AIM OF THE TASK: Give the data again exactly as written, skipping any pictures.

SOURCE MATERIAL:
************

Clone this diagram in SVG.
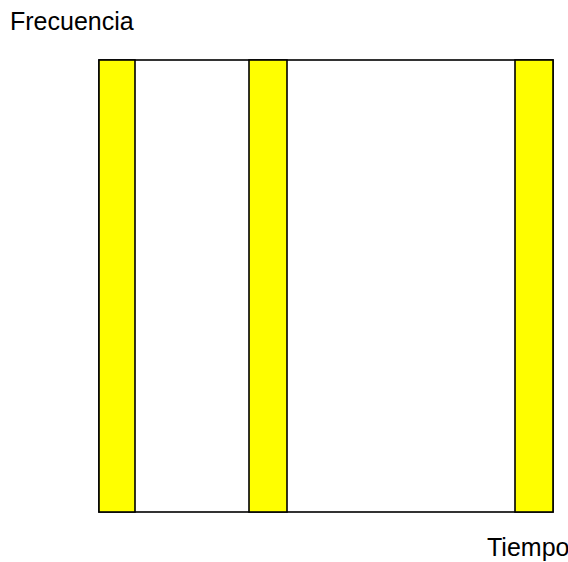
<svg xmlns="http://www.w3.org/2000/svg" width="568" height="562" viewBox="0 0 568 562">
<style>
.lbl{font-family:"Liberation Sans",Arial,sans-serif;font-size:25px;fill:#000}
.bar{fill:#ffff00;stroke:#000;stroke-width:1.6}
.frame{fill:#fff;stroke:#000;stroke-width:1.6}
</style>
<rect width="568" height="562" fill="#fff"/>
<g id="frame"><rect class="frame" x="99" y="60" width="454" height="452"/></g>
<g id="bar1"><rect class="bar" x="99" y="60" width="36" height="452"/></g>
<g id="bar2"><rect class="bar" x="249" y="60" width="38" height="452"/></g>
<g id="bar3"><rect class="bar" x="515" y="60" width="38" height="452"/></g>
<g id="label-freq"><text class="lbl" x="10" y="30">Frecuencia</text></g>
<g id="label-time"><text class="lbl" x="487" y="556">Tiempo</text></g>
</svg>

************

RESPONSE TO THE TASK:
Clone this diagram in SVG.
<svg xmlns="http://www.w3.org/2000/svg" width="568" height="562" viewBox="0 0 568 562">
<style>
.lbl{font-family:"Liberation Sans",Arial,sans-serif;font-size:25px;fill:#000}
.bar{fill:#ffff00;stroke:#000;stroke-width:1.6}
.frame{fill:#fff;stroke:#000;stroke-width:1.6}
</style>
<rect width="568" height="562" fill="#fff"/>
<g id="frame"><rect class="frame" x="99" y="60" width="454" height="452"/></g>
<g id="bar1"><rect class="bar" x="99" y="60" width="36" height="452"/></g>
<g id="bar2"><rect class="bar" x="249" y="60" width="38" height="452"/></g>
<g id="bar3"><rect class="bar" x="515" y="60" width="38" height="452"/></g>
<g id="label-freq"><text class="lbl" x="10" y="30">Frecuencia</text></g>
<g id="label-time"><text class="lbl" x="487" y="556">Tiempo</text></g>
</svg>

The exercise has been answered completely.